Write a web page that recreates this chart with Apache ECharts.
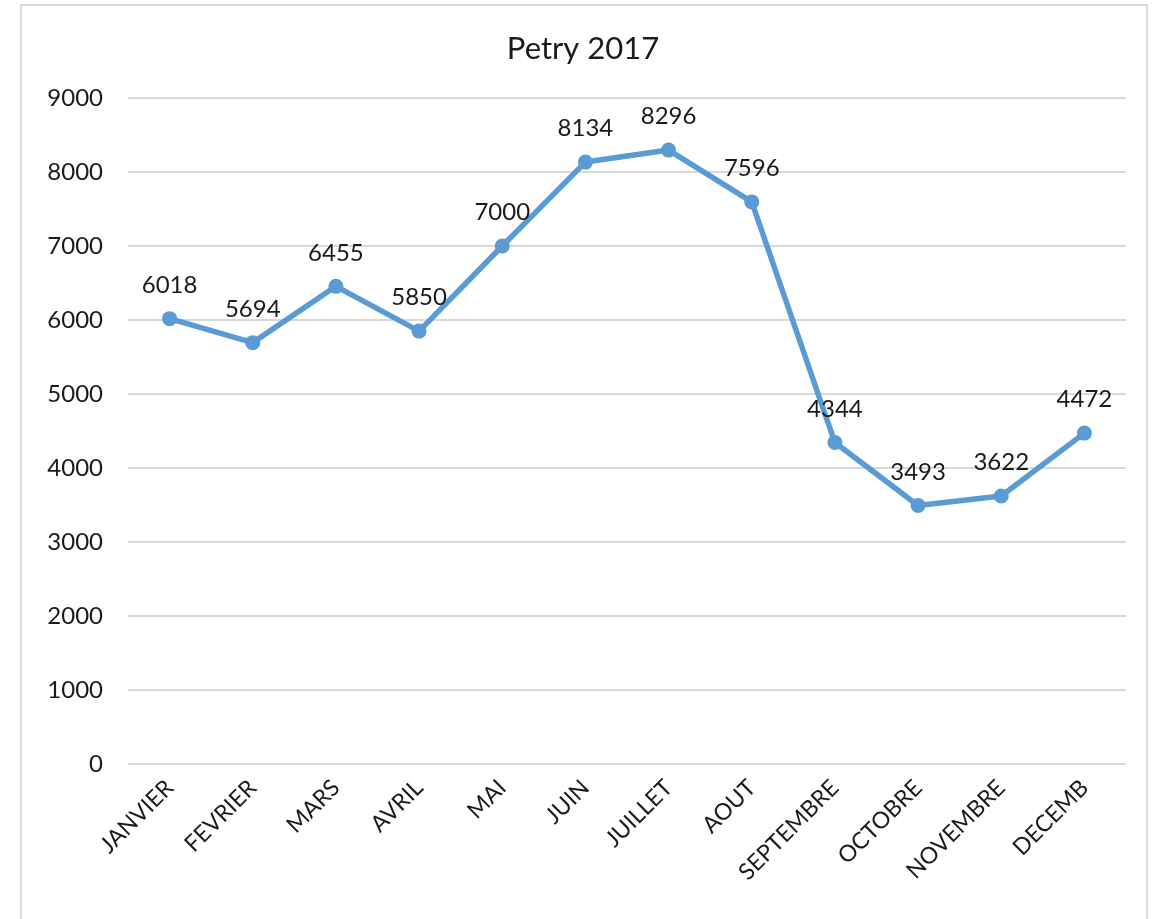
<!DOCTYPE html>
<html><head><meta charset="utf-8">
<script src="https://cdn.jsdelivr.net/npm/echarts@6/dist/echarts.min.js"></script>
<style>html,body{margin:0;padding:0;background:#fff;}#c{width:1166px;height:919px;}
#frame{position:absolute;left:20px;top:4px;width:1128px;height:930px;border:2px solid #d9d9d9;box-sizing:border-box;pointer-events:none;}</style>
</head><body><div id="c"></div><div id="frame"></div>
<script>
const title = 'Petry 2017';
const categories = ['JANVIER','FEVRIER','MARS','AVRIL','MAI','JUIN','JUILLET','AOUT','SEPTEMBRE','OCTOBRE','NOVEMBRE','DECEMB'];
const values = [6018,5694,6455,5850,7000,8134,8296,7596,4344,3493,3622,4472];
const yMin = 0, yMax = 9000, yStep = 1000;
const font = 'Lato, "Open Sans", sans-serif';
const chart = echarts.init(document.getElementById('c'));
chart.setOption({
  animation:false,
  backgroundColor:'#fff',
  title:{text:title,left:'center',top:28,textStyle:{fontFamily:font,fontSize:31,fontWeight:'normal',color:'#1a1a1a'}},
  grid:{left:128,right:40,top:98,bottom:155,containLabel:false},
  xAxis:{type:'category',data:categories,boundaryGap:true,
    axisLine:{show:false},axisTick:{show:false},
    axisLabel:{rotate:45,interval:0,fontFamily:font,fontSize:23,color:'#1a1a1a',margin:20}},
  yAxis:{type:'value',min:yMin,max:yMax,interval:yStep,
    axisLine:{show:false},axisTick:{show:false},
    splitLine:{lineStyle:{color:'#d9d9d9',width:2}},
    axisLabel:{fontFamily:font,fontSize:24,color:'#1a1a1a',margin:25,formatter:v=>String(v)}},
  series:[{type:'line',data:values,symbol:'circle',symbolSize:15,
    lineStyle:{color:'#5b9bd5',width:5.5},itemStyle:{color:'#5b9bd5'},
    label:{show:true,position:'top',distance:14,fontFamily:font,fontSize:24,color:'#1a1a1a'}}]
});
</script></body></html>
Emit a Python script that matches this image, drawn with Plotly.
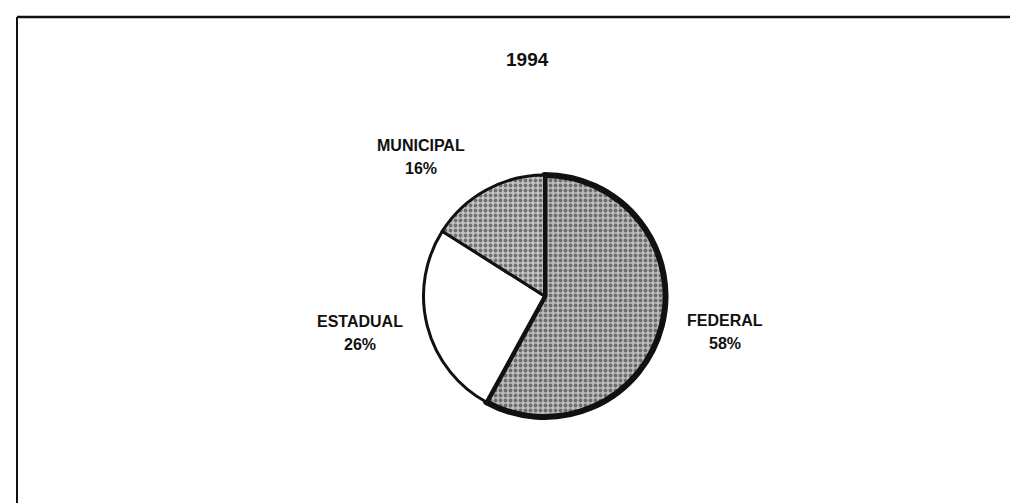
import plotly.graph_objects as go

# ---- data ----
title_text = "1994"
categories = ["FEDERAL", "ESTADUAL", "MUNICIPAL"]
shares = [58, 26, 16]

# ---- styling / layout (kept separate from data) ----
W, H = 1018, 503
FONT = "Liberation Sans, Arial, sans-serif"
slice_fill = ["#bdbdbd", "#ffffff", "#c4c4c4"]
slice_pattern = [".", "", "."]
slice_line_w = [6, 3, 3]

pie_cx, pie_cy, pie_r = 536.5, 288, 121
label_pos = {
    "FEDERAL": (717, 312),
    "ESTADUAL": (352, 313),
    "MUNICIPAL": (413, 137),
}
line_gap = 23


def px(x):
    return x / W


def py(y):
    return 1 - y / H


fig = go.Figure(
    go.Pie(
        labels=categories,
        values=shares,
        sort=False,
        direction="clockwise",
        rotation=0,
        textinfo="none",
        hoverinfo="label+percent",
        showlegend=False,
        marker=dict(
            colors=slice_fill,
            line=dict(color="#111111", width=slice_line_w),
            pattern=dict(
                shape=slice_pattern,
                fgcolor="#1e1e1e",
                bgcolor=slice_fill,
                size=5,
                solidity=0.45,
                fillmode="overlay",
            ),
        ),
        domain=dict(
            x=[px(pie_cx - pie_r), px(pie_cx + pie_r)],
            y=[py(pie_cy + pie_r), py(pie_cy - pie_r)],
        ),
    )
)

total = sum(shares)
annotations = []
for cat, val in zip(categories, shares):
    lx, ly = label_pos[cat]
    annotations.append(dict(
        text=f"<b>{cat}</b>", x=px(lx), y=py(ly), xref="paper", yref="paper",
        showarrow=False, xanchor="center", yanchor="middle",
        font=dict(family=FONT, size=16, color="#111111"),
    ))
    annotations.append(dict(
        text=f"<b>{round(100 * val / total)}%</b>", x=px(lx), y=py(ly + line_gap),
        xref="paper", yref="paper",
        showarrow=False, xanchor="center", yanchor="middle",
        font=dict(family=FONT, size=16, color="#111111"),
    ))

annotations.append(dict(
    text=f"<b>{title_text}</b>", x=px(519), y=py(52), xref="paper", yref="paper",
    showarrow=False, xanchor="center", yanchor="middle",
    font=dict(family=FONT, size=19, color="#111111"),
))

shapes = [
    # frame: top, left, faint right
    dict(type="line", xref="paper", yref="paper", x0=px(9), x1=1, y0=py(9), y1=py(9),
         line=dict(color="#111111", width=2.5)),
    dict(type="line", xref="paper", yref="paper", x0=px(9), x1=px(9), y0=py(9), y1=0,
         line=dict(color="#111111", width=2)),
    dict(type="line", xref="paper", yref="paper", x0=px(1014), x1=px(1014), y0=py(9), y1=0,
         line=dict(color="#d8d8d8", width=1)),
]

fig.update_layout(
    width=W, height=H,
    margin=dict(l=0, r=0, t=0, b=0),
    paper_bgcolor="white", plot_bgcolor="white",
    annotations=annotations,
    shapes=shapes,
    font=dict(family=FONT),
)

fig.write_html("out.html")
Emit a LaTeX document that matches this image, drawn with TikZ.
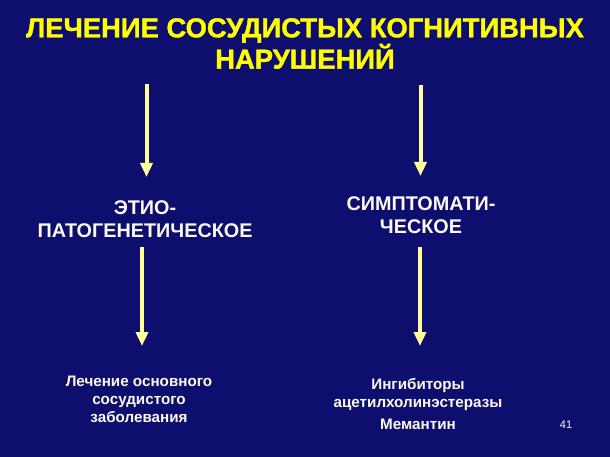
\documentclass[tikz,border=0pt]{standalone}
\usepackage{fontspec}
\setmainfont{Liberation Sans}
\newfontfamily\titlefont[FakeBold=1.2]{Liberation Sans Bold}
\usetikzlibrary{arrows.meta}
\definecolor{bg}{RGB}{14,14,110}
\definecolor{arr}{RGB}{255,255,153}
\definecolor{ttl}{RGB}{255,255,0}
\definecolor{txt}{RGB}{250,250,240}
\begin{document}
\begin{tikzpicture}[x=1pt,y=-1pt,
  arrowline/.style={draw=arr, line width=4pt, -{Triangle[width=12pt,length=14pt]}},
  titletext/.style={text=ttl, font=\titlefont\fontsize{27.4}{29}\selectfont, align=center, inner sep=0pt, anchor=north},
  headtext/.style={text=txt, font=\bfseries\fontsize{19.8}{23}\selectfont, align=center, inner sep=0pt, anchor=north},
  bodytext/.style={text=txt, font=\bfseries\fontsize{15.2}{18.2}\selectfont, align=center, inner sep=0pt, anchor=north},
  pagenum/.style={text=txt, font=\fontsize{11}{13}\selectfont, inner sep=0pt, anchor=base}]
\fill[bg] (0,0) rectangle (610,457);
\useasboundingbox (0,0) rectangle (610,457);
\node[titletext] (title) at (305,18) {ЛЕЧЕНИЕ СОСУДИСТЫХ КОГНИТИВНЫХ\\НАРУШЕНИЙ};
\node[headtext] (etio) at (145,200) {ЭТИО-\\ПАТОГЕНЕТИЧЕСКОЕ};
\node[headtext] (simpt) at (421,196) {СИМПТОМАТИ-\\ЧЕСКОЕ};
\node[bodytext] (lech) at (139,375.5) {Лечение основного\\сосудистого\\заболевания};
\node[bodytext] (ingib) at (418,378) {Ингибиторы\\ацетилхолинэстеразы\\[4pt]Мемантин};
\node[pagenum] (num) at (566,428) {41};
\coordinate (a1s) at (146.5,84);
\coordinate (a1e) at (146.5,177);
\coordinate (a2s) at (420.5,85);
\coordinate (a2e) at (420.5,176);
\coordinate (a3s) at (142,247);
\coordinate (a3e) at (142,346);
\coordinate (a4s) at (420,247);
\coordinate (a4e) at (420,346);
\draw[arrowline] (a1s) -- (a1e);
\draw[arrowline] (a2s) -- (a2e);
\draw[arrowline] (a3s) -- (a3e);
\draw[arrowline] (a4s) -- (a4e);
\end{tikzpicture}
\end{document}
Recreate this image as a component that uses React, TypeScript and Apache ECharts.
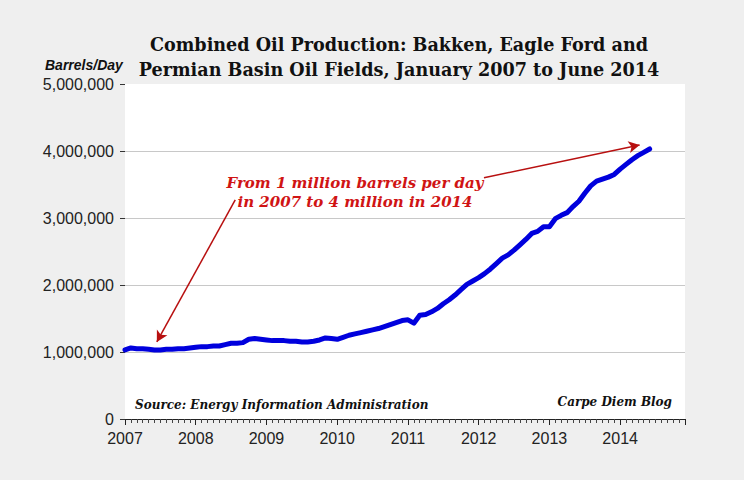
import React, { useEffect, useRef } from "react";
import * as echarts from "echarts";

// Combined oil production, barrels per day, monthly from Jan 2007
const prod2007 = [1030000, 1060000, 1050000, 1050000, 1040000, 1030000, 1030000, 1040000, 1040000, 1050000, 1050000, 1060000];
const prod2008 = [1070000, 1080000, 1080000, 1090000, 1090000, 1110000, 1130000, 1130000, 1140000, 1190000, 1200000, 1190000];
const prod2009 = [1180000, 1170000, 1170000, 1170000, 1160000, 1160000, 1150000, 1150000, 1160000, 1180000, 1210000, 1200000];
const prod2010 = [1190000, 1220000, 1250000, 1270000, 1290000, 1310000, 1330000, 1350000, 1380000, 1410000, 1440000, 1470000];
const prod2011 = [1480000, 1430000, 1550000, 1560000, 1600000, 1650000, 1720000, 1780000, 1850000, 1930000, 2010000, 2060000];
const prod2012 = [2110000, 2170000, 2240000, 2320000, 2400000, 2450000, 2520000, 2600000, 2680000, 2770000, 2800000, 2870000];
const prod2013 = [2870000, 2990000, 3040000, 3080000, 3170000, 3250000, 3370000, 3480000, 3550000, 3580000, 3610000, 3650000];
const prod2014 = [3730000, 3800000, 3870000, 3930000, 3980000, 4030000];

const startYear = 2007;
const yTicks = [0, 1000000, 2000000, 3000000, 4000000, 5000000];

const titleLines = [
  "Combined Oil Production: Bakken, Eagle Ford and",
  "Permian Basin Oil Fields, January 2007 to June 2014",
];
const annotationLines = ["From 1 million barrels per day", "in 2007 to 4 million in 2014"];
const unitLabel = "Barrels/Day";
const sourceLabel = "Source: Energy Information Administration";
const blogLabel = "Carpe Diem Blog";

// arrow endpoints in data space: [month index, barrels/day]
const arrowLow = [[18.7, 3270000], [5.4, 1150000]];
const arrowHigh = [[60.9, 3600000], [87.3, 4090000]];

export default function App() {
  const ref = useRef<HTMLDivElement>(null);

  useEffect(() => {
    if (!ref.current) return;
    const chart = echarts.init(ref.current, null, { renderer: "svg" });
    const all = [...prod2007, ...prod2008, ...prod2009, ...prod2010, ...prod2011, ...prod2012, ...prod2013, ...prod2014];
    const data = all.map((v, i) => [i, v]);
    const red = "#d01414";
    const arrowColor = "#b81010";

    chart.setOption({
      animation: false,
      backgroundColor: "#efefef",
      grid: {
        left: 125,
        right: 59,
        top: 84,
        bottom: 61,
        show: true,
        backgroundColor: "#ffffff",
        borderWidth: 0,
      },
      xAxis: {
        type: "value",
        min: 0,
        max: 95,
        interval: 12,
        axisLine: { show: true, lineStyle: { color: "#222", width: 1 } },
        axisTick: { show: true, length: 6, lineStyle: { color: "#222" } },
        minorTick: { show: true, splitNumber: 12, length: 4, lineStyle: { color: "#444" } },
        splitLine: { show: false },
        axisLabel: {
          margin: 11,
          color: "#222",
          fontFamily: "Liberation Sans, Arial, sans-serif",
          fontSize: 16,
          showMaxLabel: false,
          formatter: (v: number) => (v % 12 === 0 ? String(startYear + v / 12) : ""),
        },
      },
      yAxis: {
        type: "value",
        min: yTicks[0],
        max: yTicks[yTicks.length - 1],
        interval: 1000000,
        axisLine: { show: false },
        axisTick: { show: true, length: 5, lineStyle: { color: "#333" } },
        splitLine: {
          show: true,
          lineStyle: { color: ["#c8c8c8", "#c8c8c8", "#c8c8c8", "#c8c8c8", "#c8c8c8", "#ffffff"], width: 1 },
        },
        axisLabel: {
          margin: 11,
          color: "#222",
          fontFamily: "Liberation Sans, Arial, sans-serif",
          fontSize: 16,
          formatter: (v: number) => v.toLocaleString("en-US"),
        },
      },
      series: [
        {
          type: "line",
          data,
          showSymbol: false,
          symbol: "none",
          lineStyle: { color: "#0000dd", width: 5, join: "round", cap: "round" },
          markLine: {
            silent: true,
            symbol: ["none", "arrow"],
            symbolSize: [9, 11],
            label: { show: false },
            lineStyle: { color: arrowColor, width: 1.5, type: "solid" },
            data: [
              [{ coord: arrowLow[0] }, { coord: arrowLow[1] }],
              [{ coord: arrowHigh[0] }, { coord: arrowHigh[1] }],
            ],
          },
        },
      ],
      graphic: [
        {
          type: "text",
          x: 399,
          y: 32,
          style: {
            text: titleLines.join("\n"),
            fill: "#111",
            font: "bold 17.6px 'DejaVu Serif', Georgia, serif",
            lineHeight: 25,
            textAlign: "center",
          },
        },
        {
          type: "text",
          x: 45,
          y: 58,
          style: {
            text: unitLabel,
            fill: "#111",
            font: "italic bold 14px 'Liberation Sans Narrow', 'Liberation Sans', Arial, sans-serif",
          },
        },
        {
          type: "text",
          x: 355,
          y: 173,
          style: {
            text: annotationLines.join("\n"),
            fill: red,
            font: "italic bold 15px 'DejaVu Serif', Georgia, serif",
            lineHeight: 19,
            textAlign: "center",
          },
        },
        {
          type: "text",
          x: 135,
          y: 399,
          style: {
            text: sourceLabel,
            fill: "#111",
            font: "italic bold 12px 'DejaVu Serif', Georgia, serif",
          },
        },
        {
          type: "text",
          x: 672,
          y: 396,
          style: {
            text: blogLabel,
            fill: "#111",
            font: "italic bold 12px 'DejaVu Serif', Georgia, serif",
            textAlign: "right",
          },
        },
      ],
    });

    return () => chart.dispose();
  }, []);

  return (
    <div style={{ position: "fixed", left: 0, top: 0, width: 744, height: 480, background: "#efefef" }}>
      <div ref={ref} style={{ width: 744, height: 480 }} />
    </div>
  );
}
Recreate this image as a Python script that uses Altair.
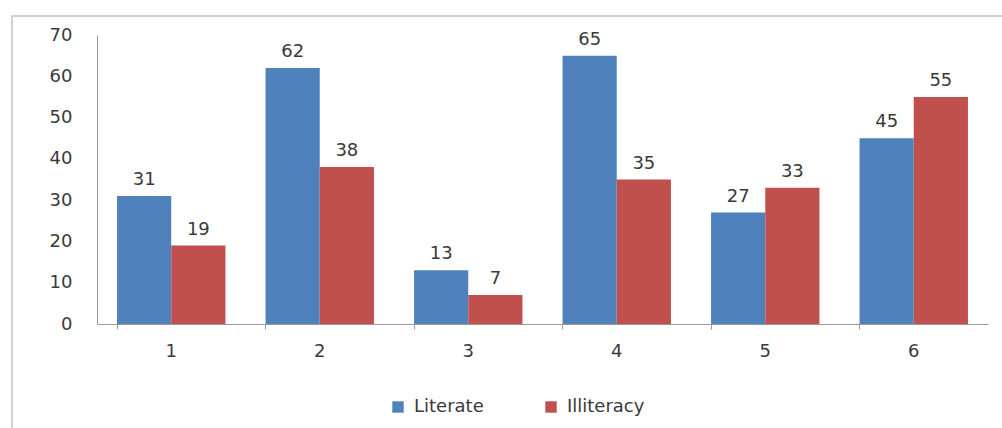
import altair as alt
import pandas as pd

categories = ["1", "2", "3", "4", "5", "6"]
literate = [31, 62, 13, 65, 27, 45]
illiteracy = [19, 38, 7, 35, 33, 55]
series = ["Literate", "Illiteracy"]
colors = ["#4F81BD", "#C0504D"]

rows = []
for c, a, b in zip(categories, literate, illiteracy):
    rows.append({"cat": c, "series": "Literate", "value": a})
    rows.append({"cat": c, "series": "Illiteracy", "value": b})
df = pd.DataFrame(rows)

FONT = "DejaVu Sans"
FS = 18
TXT = "#3a3a3a"
W, H = 891, 289

x = alt.X("cat:N", sort=categories, title=None,
          scale=alt.Scale(paddingInner=0.27, paddingOuter=0.135),
          axis=alt.Axis(labelAngle=0, labelFontSize=FS, labelColor=TXT,
                        labelFont=FONT, labelPadding=13, domainColor="#9a9a9a",
                        tickColor="#9a9a9a", tickSize=5, bandPosition=0))
xo = alt.XOffset("series:N", sort=series, scale=alt.Scale(paddingInner=0, paddingOuter=0))
y = alt.Y("value:Q", title=None,
          scale=alt.Scale(domain=[0, 70]),
          axis=alt.Axis(values=[0, 10, 20, 30, 40, 50, 60, 70], grid=False, ticks=False,
                        labelFontSize=FS, labelColor=TXT, labelFont=FONT,
                        labelPadding=25, domainColor="#9a9a9a"))
color = alt.Color("series:N", sort=series, title=None,
                  scale=alt.Scale(domain=series, range=colors),
                  legend=alt.Legend(orient="none", direction="horizontal",
                                    legendX=292, legendY=363, symbolType="square",
                                    symbolSize=130, symbolStrokeWidth=0,
                                    labelFontSize=FS, labelFont=FONT,
                                    labelColor=TXT, columnPadding=58,
                                    labelOffset=7))

base = alt.Chart(df)
bars = base.mark_bar().encode(x=x, xOffset=xo, y=y, color=color)
labels = base.mark_text(dy=-11, fontSize=FS, font=FONT, color=TXT,
                        baseline="alphabetic").encode(x=x, xOffset=xo, y=y, text="value:Q")

border = alt.Chart(pd.DataFrame({"d": [0]})).mark_rect(
    fill=None, stroke="#c4c4c4", strokeWidth=1.5
).encode(x=alt.value(-85), x2=alt.value(W + 40), y=alt.value(-19), y2=alt.value(H + 130))

chart = alt.layer(border, bars, labels).properties(
    width=W, height=H,
    background="white",
    autosize=alt.AutoSizeParams(type="none"),
    padding={"left": 97, "top": 35, "right": 14, "bottom": 104},
).configure_view(stroke="transparent", strokeWidth=0)

chart.save("out.html", embed_options={"renderer": "svg", "actions": False})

+ + + +

▶ [BRIEF]
Track down all lines above with the string "matches" and copy them.

▶ [CORRECT OUTPUT]
Emit a Python script that matches this image, drawn with Plotly.
Emit a LaTeX document that matches this image, drawn with TikZ.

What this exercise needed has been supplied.